According to Bank of Scotland’s How Scotland Lives report, more than a quarter of people (26%) believe it is normal to never be able to buy a house.
The bank’s research found that 26% of non-homeowners in Scotland think they will eventually be able to buy a home without the need for any financial assistance other than a mortgage.
It found more optimism among younger generations, with 45% of 18 to 24-year-olds and 38% of 25 to 34-year-olds believing they will be able to buy their own home.
Only 4% of those aged 50 and over felt the same.
Less than one in 10 (8%) of people feel they will need some financial assistance from family members in order to buy a home.
12% of 18 to 24-year-olds and 10% of 25 to 34-year-olds expect to borrow from relatives.
Those living in and around Aberdeen (40%) are most confident about buying their own home independently, closely followed by Glasgow (35%).
Fife residents are most pessimistic about home ownership, with over a third (37%) believing they will never be able to own their own home and thinking this is normal now.
Dundee (35%), Mid Scotland, Highlands & Islands and Central (all 31%) are of the same opinion.
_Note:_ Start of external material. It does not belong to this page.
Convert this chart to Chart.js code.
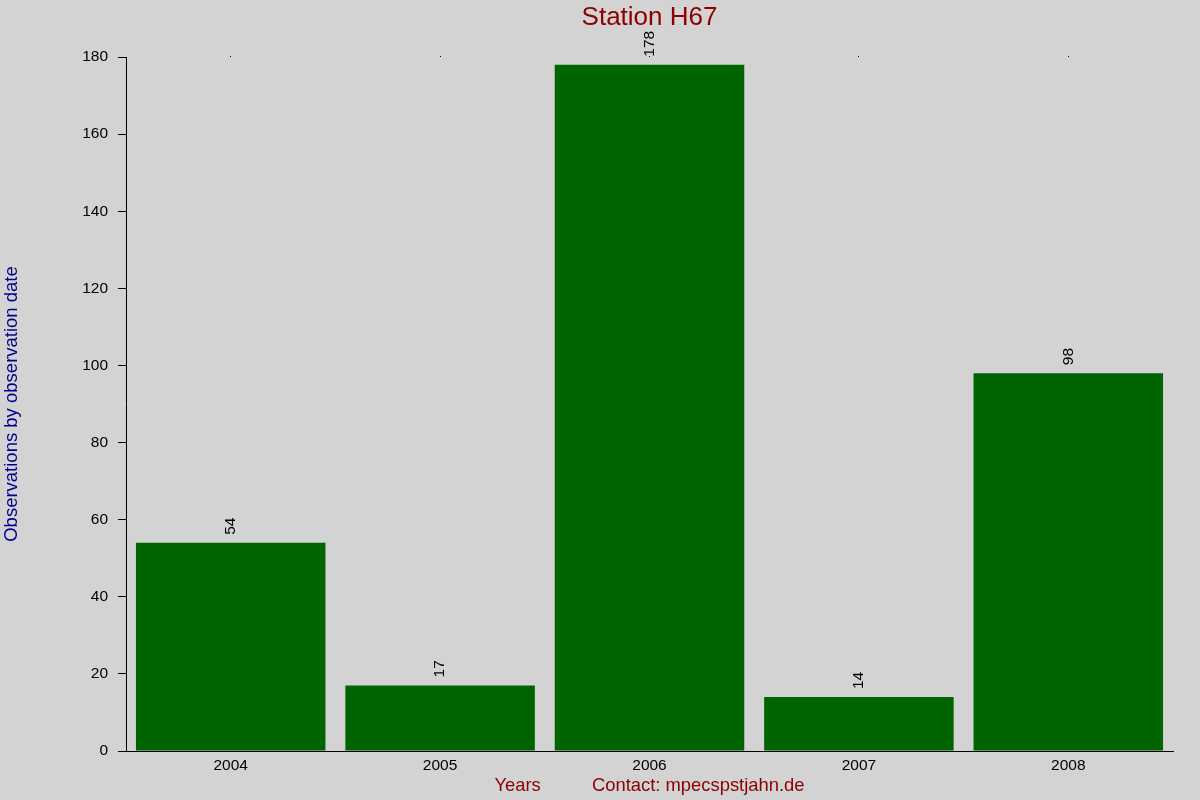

A fifth (20%) of non-homeowners living in South Scotland are concerned that they will never be able to buy their own home, closely followed by Fife (18%) and Glasgow (17%).
Nicola Noble, mortgage director at Bank of Scotland, said: “It’s concerning that two fifths of Scots don’t feel they will ever be able to buy their own home, with a quarter of those thinking that this is a normal thing in this day and age.
“However, on a more positive note it’s reassuring that a quarter of Scots feel financially stable enough to be able to eventually buy a home without the need for financial help other than a mortgage.
“It’s possible schemes such as Help to Buy and the Help to Buy: ISA are making the younger generations more optimistic about being able to afford a home one day.”